« Jeûner fait du bien à l’esprit mais aussi au corps. Après un mois de ramadan, je me sens toujours en meilleure forme », Nora, habitante d’Amizour
« En Algérie, on avait pris l’habitude de ne pas copier les autres, surtout l’Arabie Saoudite, un pays avec qui on n’est pas spécialement ami », raille Taous, étudiante de 24 ans en master de communication, originaire de Béjaia, la deuxième plus grande ville de Kabylie après Tizi Ouzou. « Cette fois-ci, l’Algérie fera comme tout le monde : le ramadan commencera bien demain (Ndrl Jeudi 18 juin) ».
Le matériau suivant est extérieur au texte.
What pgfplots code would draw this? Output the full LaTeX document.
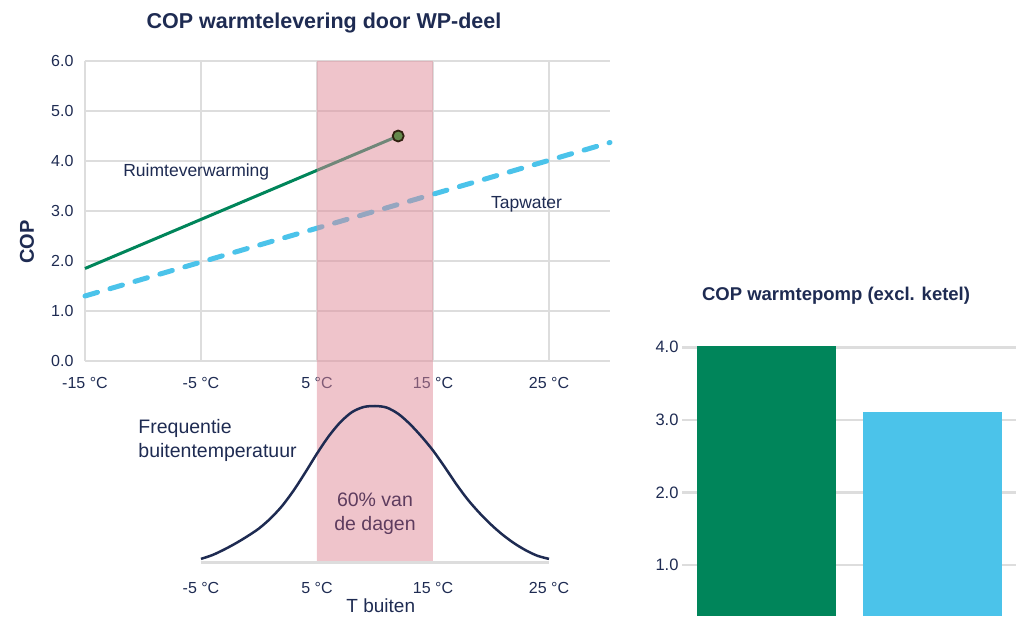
\documentclass[border=0pt]{standalone}
\usepackage{fontspec}
\setmainfont{Liberation Sans}
\usepackage{pgfplots}
\pgfplotsset{compat=1.18}
\definecolor{navy}{HTML}{1E2B52}
\definecolor{wpgreen}{HTML}{00855A}
\definecolor{wpblue}{HTML}{4BC3EA}
\definecolor{gridgray}{HTML}{DDDDDD}
\definecolor{bandpink}{HTML}{E08A98}
\definecolor{markergreen}{HTML}{64894C}
\definecolor{bandtext}{HTML}{5E3C5E}
\newcommand{\tickfont}{\fontsize{16}{18}\selectfont}
\newcommand{\annfont}{\fontsize{17.5}{21}\selectfont}
\newcommand{\bigannfont}{\fontsize{19.5}{24}\selectfont}
\begin{document}
\begin{tikzpicture}
\useasboundingbox (0,0) rectangle (1023pt,627pt);
% ---------------- top chart ----------------
\begin{axis}[
  at={(85pt,266pt)}, anchor=south west,
  width=525pt, height=300pt, scale only axis,
  xmin=-15, xmax=30.26, ymin=0, ymax=6,
  axis line style={draw=none},
  tick style={draw=none},
  xtick={-15,-5,5,15,25},
  xticklabels={-15 °C,-5 °C,5 °C,15 °C,25 °C},
  ytick={0,1,2,3,4,5,6},
  yticklabel={\pgfmathprintnumber[fixed,fixed zerofill,precision=1,assume math mode=true]{\tick}},
  grid=major,
  major grid style={gridgray, line width=2.5pt},
  ticklabel style={font=\tickfont, text=navy},
  xticklabel style={yshift=-13pt},
  yticklabel style={xshift=-8pt},
  clip=false,
]
\addplot[wpgreen, line width=3pt] coordinates {(-15,1.85) (12,4.5)};
\addplot[wpblue, line width=5pt, line cap=round, dash pattern=on 13pt off 13pt] coordinates {(-15,1.3) (30.26,4.37)};
% band 5-15 degC (over both charts)
\addplot[fill=bandpink, fill opacity=0.5, draw=none] coordinates {(5,-4.02) (15,-4.02) (15,6) (5,6) (5,-4.02)};
\addplot[only marks, mark=*, mark size=5.5pt, mark options={fill=markergreen, draw=black!75!brown, line width=1.8pt}] coordinates {(12,4.5)};
\node[anchor=west, font=\annfont, text=navy] at (axis cs:-12.0,3.78) {Ruimteverwarming};
\node[anchor=west, font=\annfont, text=navy] at (axis cs:19.7,3.14) {Tapwater};
\node[rotate=90, font=\bfseries\fontsize{20}{22}\selectfont, text=navy] at (axis cs:-20,2.38) {COP};
\node[font=\bfseries\fontsize{21.5}{24}\selectfont, text=navy] at (axis cs:5.6,6.76) {COP warmtelevering door WP-deel};
\end{axis}
% ---------------- bell curve ----------------
\begin{axis}[
  at={(85pt,65pt)}, anchor=south west,
  width=525pt, height=156pt, scale only axis,
  xmin=-15, xmax=30.26, ymin=0, ymax=1,
  axis line style={draw=none},
  tick style={draw=none},
  ytick=\empty,
  xtick={-5,5,15,25},
  xticklabels={-5 °C,5 °C,15 °C,25 °C},
  ticklabel style={font=\tickfont, text=navy},
  xticklabel style={yshift=-17pt},
  clip=false,
]
\addplot[gridgray, line width=3pt] coordinates {(-5,0) (25,0)};
\addplot[navy, line width=2.5pt, smooth] coordinates {
(-5,0.02) (-4,0.045) (-3,0.08) (-2,0.12) (-1,0.165) (0,0.215) (1,0.28) (2,0.36)
(3,0.46) (4,0.575) (5,0.695) (6,0.805) (7,0.895) (8,0.96) (9,0.993) (10,1.0)
(11,0.99) (12,0.95) (13,0.885) (14,0.805) (15,0.715) (16,0.61) (17,0.5) (18,0.4)
(19,0.315) (20,0.24) (21,0.175) (22,0.12) (23,0.075) (24,0.04) (25,0.02)};
\node[anchor=west, align=left, font=\bigannfont, text=navy] at (axis cs:-10.7,0.78) {Frequentie\\buitentemperatuur};
\node[align=center, font=\bigannfont, text=bandtext] at (axis cs:10,0.31) {60\% van\\de dagen};
\node[font=\fontsize{19}{21}\selectfont, text=navy] at (axis cs:10.5,-0.28) {T buiten};
\end{axis}
% ---------------- bar chart ----------------
\begin{axis}[
  at={(682pt,11pt)}, anchor=south west,
  width=334pt, height=276pt, scale only axis,
  xmin=-0.509, xmax=1.503, ymin=0.3, ymax=4.1,
  axis line style={draw=none},
  tick style={draw=none},
  xtick=\empty,
  ytick={1,2,3,4},
  yticklabel={\pgfmathprintnumber[fixed,fixed zerofill,precision=1,assume math mode=true]{\tick}},
  ymajorgrids,
  major grid style={gridgray, line width=2.5pt},
  ticklabel style={font=\fontsize{16.5}{18}\selectfont, text=navy},
  ybar, bar width=139pt, bar shift=0pt,
  clip mode=individual,
]
\addplot[fill=wpgreen, draw=none] coordinates {(0,4.02)};
\addplot[fill=wpblue, draw=none] coordinates {(1,3.11)};
\node[font=\bfseries\fontsize{18.5}{20}\selectfont, text=navy] at (axis cs:0.419,4.716) {COP warmtepomp (excl. ketel)};
\end{axis}
\end{tikzpicture}
\end{document}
Il est 11h du matin, mercredi 17 juin et Taous préfère ne pas trop tarder pour aller faire ses courses. « A partir de 15h, il y aura trop de monde. Surtout les boucheries, elles vont être prises d’assaut », précise la jeune femme.
A une vingtaine de kilomètres de là, à Amizour, petite bourgade de 37OOO habitants, connue pour son côté "rebelle", Arezki prend un café dans l’un des nombreux bistrots de la ville. « Dans les années 2000, il y a eu énormément d’émeutes », confirme Arezki, un électricien d’une quarantaine d’années : « Surtout entre 2002 et 2005 où c’était le chaos : il n’y avait plus d’Assemblée populaire ici. Aucune élection était organisée ».
Il n’en reste pas moins que contrairement à sa « collègue » de Tizi-Ouzou, aucun rassemblement de non-jeûneurs n’est prévu ici. En juillet 2014, plusieurs dizaines de personnes avaient participé à un rassemblement sur la place de l’Olivier à Tizi Ouzou pour défendre « la liberté de conscience et de culte ».
« Nous sommes Kabyles mais nous sommes musulmans », rappelle Mohand, menuisier, qui espère bientôt partir à la retraite : « Nous savons que certaines personnes ne font pas le ramadan à Amizour mais ils restent discrets. A titre personnel, ça ne me dérange pas. Les gens sont libres, juste qu’ils ne provoquent pas ceux qui le font », continue le sexagénaire. « Surtout que nous sommes en été et avec la chaleur, la longueur des journées, on peut très vite s’énerver », dit-il.
Cette année, curieusement, le temps est relativement doux mais cela ne va pas durer. Il est prévu que dans les prochains jours, les températures montent. « La semaine dernière, il faisait 40 degrés, raconte Nora, une infirmière qui vit juste à l’extérieur d’Amizour. « Alors, on s’attend à ce que cela soit difficile cette année », continue-t-elle. « Nous devons jeûner quand le soleil se lève, c'est-à-dire vers 3h du matin, jusqu’au coucher. Ce sera aux alentours de 20h15, 20h30 », explique Nora.
« Ça sera difficile donc, mais c’est la foi qui nous guide alors on ira comme chaque année jusqu’au bout. J’aime le ramadan parce que ça me rend plus humble. C’est l’occasion de se rappeler que d’autres ne vivent avec pas grand-chose. Moi, hamdullah, j’ai un bon métier, une famille en bonne santé. Jeûner fait du bien à l’esprit mais aussi au corps. Après un mois de ramadan, je me sens toujours en meilleure forme », dit-elle encore. Nora est venue, elle aussi, comme beaucoup faire ses derniers achats pour la « grande fête du ramadan ».
A partir de demain, jeudi 18 juin et pendant un mois, tous les bars et restaurants de la ville seront fermés. « J’en connais quelques-uns qui ouvrent discrètement », confie Mourad, la vingtaine, qui ne fera pas le ramadan cette fois-ci. « J’ai des tas d’amis qui ne jeûnent pas. On ne mange pas devant les autres, c’est tout. C’est normal. On ne veut pas froisser les gens. L’Algérie est un pays musulman. Ne l’oublions pas », commente-t-il. « L’année dernière, ma sœur m’a surpris en train de boire », se souvient Mourad. « Elle ne m’a rien dit. C’est arrivé à d’autres aussi. Chacun fait ce qu’il veut. On n’est pas en Arabie Saoudite mais en Algérie », tacle le jeune homme. « Ici, on dit que seul Dieu est juge », conclut Mourad.